[Aim] Below are some entries. Transcribe the lines from the one holding "Convert this chart" to the one holding "300, 350, 408];", inclusive, but not the pictures among them.

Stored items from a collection
· · · · · · ·

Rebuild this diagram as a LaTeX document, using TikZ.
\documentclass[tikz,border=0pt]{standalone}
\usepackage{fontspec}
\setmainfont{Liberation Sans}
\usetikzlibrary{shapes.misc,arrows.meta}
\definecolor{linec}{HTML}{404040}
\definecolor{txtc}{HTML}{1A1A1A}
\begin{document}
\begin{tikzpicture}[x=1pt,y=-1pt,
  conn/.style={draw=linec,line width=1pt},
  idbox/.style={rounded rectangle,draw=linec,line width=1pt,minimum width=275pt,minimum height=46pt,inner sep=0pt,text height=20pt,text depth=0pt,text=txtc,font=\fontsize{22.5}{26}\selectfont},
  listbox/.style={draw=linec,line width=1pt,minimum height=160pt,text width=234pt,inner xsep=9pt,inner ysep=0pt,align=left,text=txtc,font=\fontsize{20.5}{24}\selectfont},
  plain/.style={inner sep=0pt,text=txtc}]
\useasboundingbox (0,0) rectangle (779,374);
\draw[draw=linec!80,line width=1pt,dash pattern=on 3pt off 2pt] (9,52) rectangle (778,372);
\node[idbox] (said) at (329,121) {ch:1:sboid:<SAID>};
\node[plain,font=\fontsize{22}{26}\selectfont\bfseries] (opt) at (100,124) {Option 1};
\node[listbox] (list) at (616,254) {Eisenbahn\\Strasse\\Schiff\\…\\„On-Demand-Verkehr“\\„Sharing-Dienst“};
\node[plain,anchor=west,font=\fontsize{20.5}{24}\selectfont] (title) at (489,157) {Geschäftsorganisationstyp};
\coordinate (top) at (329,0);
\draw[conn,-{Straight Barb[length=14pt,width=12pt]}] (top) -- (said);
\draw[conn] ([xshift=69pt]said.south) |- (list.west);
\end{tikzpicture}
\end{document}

· · · · · · ·

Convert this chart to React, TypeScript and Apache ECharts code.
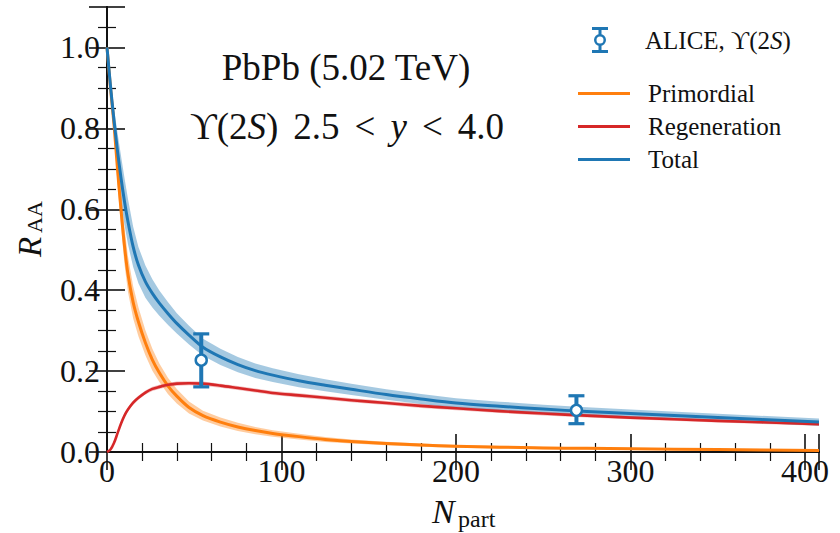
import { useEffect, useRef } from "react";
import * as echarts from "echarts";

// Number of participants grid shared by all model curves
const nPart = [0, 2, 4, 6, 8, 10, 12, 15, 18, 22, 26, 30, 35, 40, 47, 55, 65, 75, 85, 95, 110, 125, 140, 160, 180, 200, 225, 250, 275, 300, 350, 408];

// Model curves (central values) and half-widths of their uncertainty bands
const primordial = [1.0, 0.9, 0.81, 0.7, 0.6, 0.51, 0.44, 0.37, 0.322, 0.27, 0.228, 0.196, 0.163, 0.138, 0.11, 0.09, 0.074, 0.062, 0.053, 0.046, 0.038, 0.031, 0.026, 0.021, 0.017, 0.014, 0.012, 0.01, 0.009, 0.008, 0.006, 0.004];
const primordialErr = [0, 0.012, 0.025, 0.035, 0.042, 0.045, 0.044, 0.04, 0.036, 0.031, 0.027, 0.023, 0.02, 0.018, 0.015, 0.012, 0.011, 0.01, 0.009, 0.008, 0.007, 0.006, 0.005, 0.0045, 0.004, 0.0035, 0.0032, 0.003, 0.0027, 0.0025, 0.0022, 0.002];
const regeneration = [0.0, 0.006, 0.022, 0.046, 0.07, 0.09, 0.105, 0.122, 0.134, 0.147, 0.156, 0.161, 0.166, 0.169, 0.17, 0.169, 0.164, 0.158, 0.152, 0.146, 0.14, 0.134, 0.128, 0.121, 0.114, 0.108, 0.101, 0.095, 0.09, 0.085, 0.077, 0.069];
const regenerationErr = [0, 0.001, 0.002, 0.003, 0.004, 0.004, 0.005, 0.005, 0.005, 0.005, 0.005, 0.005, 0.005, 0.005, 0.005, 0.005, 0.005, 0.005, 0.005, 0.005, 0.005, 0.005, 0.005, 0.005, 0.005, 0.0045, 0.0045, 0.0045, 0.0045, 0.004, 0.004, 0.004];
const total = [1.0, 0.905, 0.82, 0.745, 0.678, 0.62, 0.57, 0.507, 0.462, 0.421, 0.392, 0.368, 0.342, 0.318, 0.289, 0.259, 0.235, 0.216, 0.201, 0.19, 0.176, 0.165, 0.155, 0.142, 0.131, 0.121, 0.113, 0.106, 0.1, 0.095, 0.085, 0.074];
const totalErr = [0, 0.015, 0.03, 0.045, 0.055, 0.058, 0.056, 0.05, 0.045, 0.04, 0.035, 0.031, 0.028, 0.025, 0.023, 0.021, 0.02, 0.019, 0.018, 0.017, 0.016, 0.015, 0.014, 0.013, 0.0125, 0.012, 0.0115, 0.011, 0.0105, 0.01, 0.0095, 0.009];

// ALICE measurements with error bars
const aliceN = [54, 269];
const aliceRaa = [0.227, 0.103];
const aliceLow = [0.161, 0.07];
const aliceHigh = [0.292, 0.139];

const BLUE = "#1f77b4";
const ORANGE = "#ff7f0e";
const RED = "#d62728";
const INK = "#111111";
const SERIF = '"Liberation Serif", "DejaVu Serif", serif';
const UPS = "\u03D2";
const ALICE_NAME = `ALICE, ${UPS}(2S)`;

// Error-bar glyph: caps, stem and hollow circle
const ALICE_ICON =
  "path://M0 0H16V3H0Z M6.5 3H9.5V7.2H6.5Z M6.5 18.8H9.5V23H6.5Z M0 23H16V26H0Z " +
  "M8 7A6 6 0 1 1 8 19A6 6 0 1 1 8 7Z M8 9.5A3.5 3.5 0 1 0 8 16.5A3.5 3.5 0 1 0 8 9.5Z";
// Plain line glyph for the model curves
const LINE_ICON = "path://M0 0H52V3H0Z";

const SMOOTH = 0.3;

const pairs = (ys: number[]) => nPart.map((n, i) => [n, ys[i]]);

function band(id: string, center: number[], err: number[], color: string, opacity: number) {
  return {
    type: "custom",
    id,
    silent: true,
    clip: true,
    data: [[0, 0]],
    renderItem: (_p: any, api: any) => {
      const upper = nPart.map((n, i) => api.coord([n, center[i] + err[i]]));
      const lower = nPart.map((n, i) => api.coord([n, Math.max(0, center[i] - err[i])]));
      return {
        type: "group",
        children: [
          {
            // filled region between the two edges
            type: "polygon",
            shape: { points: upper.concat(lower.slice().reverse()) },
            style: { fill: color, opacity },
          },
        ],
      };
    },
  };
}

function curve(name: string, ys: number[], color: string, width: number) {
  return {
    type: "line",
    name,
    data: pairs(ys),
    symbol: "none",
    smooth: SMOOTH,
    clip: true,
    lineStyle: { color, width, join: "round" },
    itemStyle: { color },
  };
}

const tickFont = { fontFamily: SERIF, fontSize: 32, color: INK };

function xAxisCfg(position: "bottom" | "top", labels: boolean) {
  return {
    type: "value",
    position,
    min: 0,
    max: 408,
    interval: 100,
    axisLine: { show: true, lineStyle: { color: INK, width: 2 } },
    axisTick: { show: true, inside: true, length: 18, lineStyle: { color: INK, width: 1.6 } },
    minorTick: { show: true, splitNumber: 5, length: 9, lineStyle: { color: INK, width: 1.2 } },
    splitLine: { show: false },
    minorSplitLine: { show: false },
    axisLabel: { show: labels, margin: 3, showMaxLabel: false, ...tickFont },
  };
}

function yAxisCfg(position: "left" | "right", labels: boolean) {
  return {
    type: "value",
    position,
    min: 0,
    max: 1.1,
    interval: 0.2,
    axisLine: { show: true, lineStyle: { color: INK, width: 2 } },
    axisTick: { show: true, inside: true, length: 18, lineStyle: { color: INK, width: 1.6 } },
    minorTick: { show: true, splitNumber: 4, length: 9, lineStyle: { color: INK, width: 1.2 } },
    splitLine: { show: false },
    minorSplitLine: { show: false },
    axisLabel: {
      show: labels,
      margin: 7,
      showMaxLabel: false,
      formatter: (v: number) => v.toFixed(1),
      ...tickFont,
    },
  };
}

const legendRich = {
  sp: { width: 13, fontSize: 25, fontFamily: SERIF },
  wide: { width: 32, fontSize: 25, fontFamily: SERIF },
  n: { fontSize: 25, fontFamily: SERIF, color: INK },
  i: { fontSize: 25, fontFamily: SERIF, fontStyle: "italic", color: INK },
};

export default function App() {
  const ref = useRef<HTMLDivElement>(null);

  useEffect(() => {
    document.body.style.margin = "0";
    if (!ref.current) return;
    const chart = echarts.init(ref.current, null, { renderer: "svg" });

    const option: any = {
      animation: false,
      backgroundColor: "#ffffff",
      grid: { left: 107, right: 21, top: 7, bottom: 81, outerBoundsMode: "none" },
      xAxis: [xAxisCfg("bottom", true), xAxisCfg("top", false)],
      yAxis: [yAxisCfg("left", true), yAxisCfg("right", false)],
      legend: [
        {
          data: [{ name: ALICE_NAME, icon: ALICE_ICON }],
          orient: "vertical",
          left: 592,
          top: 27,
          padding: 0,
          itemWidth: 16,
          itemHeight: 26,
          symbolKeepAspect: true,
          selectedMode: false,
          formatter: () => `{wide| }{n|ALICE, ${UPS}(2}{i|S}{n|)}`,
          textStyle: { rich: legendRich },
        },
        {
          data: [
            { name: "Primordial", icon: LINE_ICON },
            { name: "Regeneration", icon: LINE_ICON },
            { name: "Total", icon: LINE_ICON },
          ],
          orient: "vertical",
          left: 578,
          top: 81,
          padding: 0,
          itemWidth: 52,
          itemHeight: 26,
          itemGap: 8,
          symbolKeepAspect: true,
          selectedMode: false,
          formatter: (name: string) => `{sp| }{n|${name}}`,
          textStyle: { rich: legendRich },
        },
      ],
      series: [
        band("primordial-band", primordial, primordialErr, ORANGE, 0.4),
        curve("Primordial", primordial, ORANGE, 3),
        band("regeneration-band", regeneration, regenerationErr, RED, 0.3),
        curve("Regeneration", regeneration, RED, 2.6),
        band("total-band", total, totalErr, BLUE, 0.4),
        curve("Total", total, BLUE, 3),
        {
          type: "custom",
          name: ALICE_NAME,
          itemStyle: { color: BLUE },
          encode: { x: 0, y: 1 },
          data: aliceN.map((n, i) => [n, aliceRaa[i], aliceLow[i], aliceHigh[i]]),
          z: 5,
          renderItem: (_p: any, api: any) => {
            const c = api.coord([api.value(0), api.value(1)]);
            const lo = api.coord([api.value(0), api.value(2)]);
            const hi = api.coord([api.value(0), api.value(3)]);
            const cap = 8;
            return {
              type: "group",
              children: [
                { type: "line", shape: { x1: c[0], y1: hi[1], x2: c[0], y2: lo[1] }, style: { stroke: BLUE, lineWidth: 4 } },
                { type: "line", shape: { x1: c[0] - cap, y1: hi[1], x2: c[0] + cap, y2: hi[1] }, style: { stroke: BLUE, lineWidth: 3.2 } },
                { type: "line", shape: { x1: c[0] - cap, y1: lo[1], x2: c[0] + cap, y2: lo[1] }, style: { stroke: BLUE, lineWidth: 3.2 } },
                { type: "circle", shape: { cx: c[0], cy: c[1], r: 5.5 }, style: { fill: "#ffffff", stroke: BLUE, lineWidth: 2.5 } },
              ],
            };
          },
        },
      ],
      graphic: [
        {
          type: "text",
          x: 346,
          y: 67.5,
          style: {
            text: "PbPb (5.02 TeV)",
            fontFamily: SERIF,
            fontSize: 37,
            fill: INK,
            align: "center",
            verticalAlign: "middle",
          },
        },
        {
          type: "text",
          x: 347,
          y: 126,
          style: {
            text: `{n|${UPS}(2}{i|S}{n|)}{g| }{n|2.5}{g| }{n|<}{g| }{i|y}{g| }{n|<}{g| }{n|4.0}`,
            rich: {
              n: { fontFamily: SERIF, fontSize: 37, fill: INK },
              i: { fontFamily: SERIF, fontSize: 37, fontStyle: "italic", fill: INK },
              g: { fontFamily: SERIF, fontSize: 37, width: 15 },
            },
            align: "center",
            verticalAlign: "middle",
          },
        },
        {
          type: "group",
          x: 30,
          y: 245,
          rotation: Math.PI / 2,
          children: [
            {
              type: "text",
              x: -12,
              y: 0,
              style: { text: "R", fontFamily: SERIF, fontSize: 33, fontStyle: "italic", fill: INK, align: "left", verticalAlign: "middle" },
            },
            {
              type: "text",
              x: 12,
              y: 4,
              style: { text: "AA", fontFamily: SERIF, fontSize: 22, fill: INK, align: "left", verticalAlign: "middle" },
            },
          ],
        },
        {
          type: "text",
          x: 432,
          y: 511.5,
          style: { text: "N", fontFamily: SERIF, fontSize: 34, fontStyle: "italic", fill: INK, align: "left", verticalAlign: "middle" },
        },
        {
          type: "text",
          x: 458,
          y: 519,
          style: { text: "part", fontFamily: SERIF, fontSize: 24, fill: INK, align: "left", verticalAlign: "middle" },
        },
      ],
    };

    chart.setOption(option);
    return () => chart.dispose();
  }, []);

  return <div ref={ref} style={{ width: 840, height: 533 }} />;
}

· · · · · · ·

[In response]
Convert this chart to React, TypeScript and Apache ECharts code.
import { useEffect, useRef } from "react";
import * as echarts from "echarts";

// Number of participants grid shared by all model curves
const nPart = [0, 2, 4, 6, 8, 10, 12, 15, 18, 22, 26, 30, 35, 40, 47, 55, 65, 75, 85, 95, 110, 125, 140, 160, 180, 200, 225, 250, 275, 300, 350, 408];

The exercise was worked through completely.